1 July 2010
Sports, health stats and comic relief
EDO event explored new possibilities for publishers and editorial designers
Last night was the EDO’s iPad app night at London’s St Bride Library, writes Marianne Waller.
Top and below: World Cup App for The Times by Applied Works.
It was evident that many people in the audience had used an iPad, but very few actually owned one. Perhaps the fear of the unknown was causing many of us to question whether it would be a wise purchase – that, and the price. Apple have developed an ultra-seductive, slimline piece of technology, but what can the platform do that Web and print cannot?
Jon Hill opened the evening with an informative insight into The Times’s new iPad app (see ‘What’s (first) on your iPad?’). He then teamed up with Joe Sharpe to talk us through the initial concepts for the app and explain the design challenges that the team faced. The Times wanted something that recreated the newspaper in digital form, rather than just a repetition of their website. It had to be easy to use, clear to read and hold the bulk of the printed newspaper’s content. They navigated through the app, showing us the different avenues and ways that you can use it. iPad apps need to work horizontally as well as vertically, an important factor when considering the grid!

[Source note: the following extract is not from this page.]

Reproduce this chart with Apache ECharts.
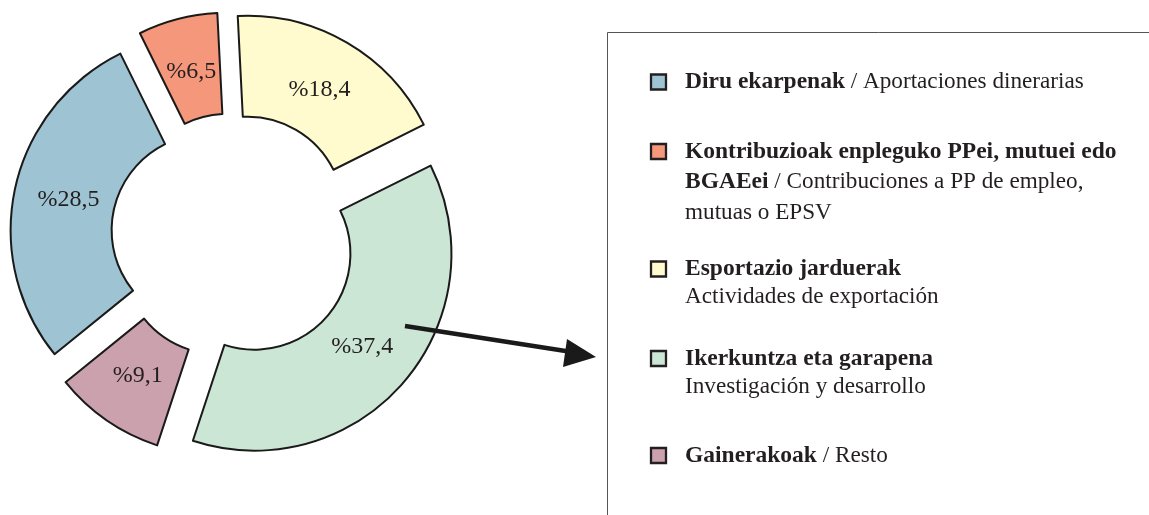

Sharpe then talked about two other apps that his company has worked on, including The Times World Cup and Health of England (above and below) apps. Each one is very different and it became clear just how much thought was needed for every aspect of the app.
Jeremy Leslie concluded the event with a demo of a few other publishing apps out there, including Time Magazine, Popular Science and Wired. However, the one that stood out most for me was the Marvel app (above). I found that comics really came to life on this new platform; they were almost film-like. The whole evening highlighted many exciting possibilities for publishing media over the next few years.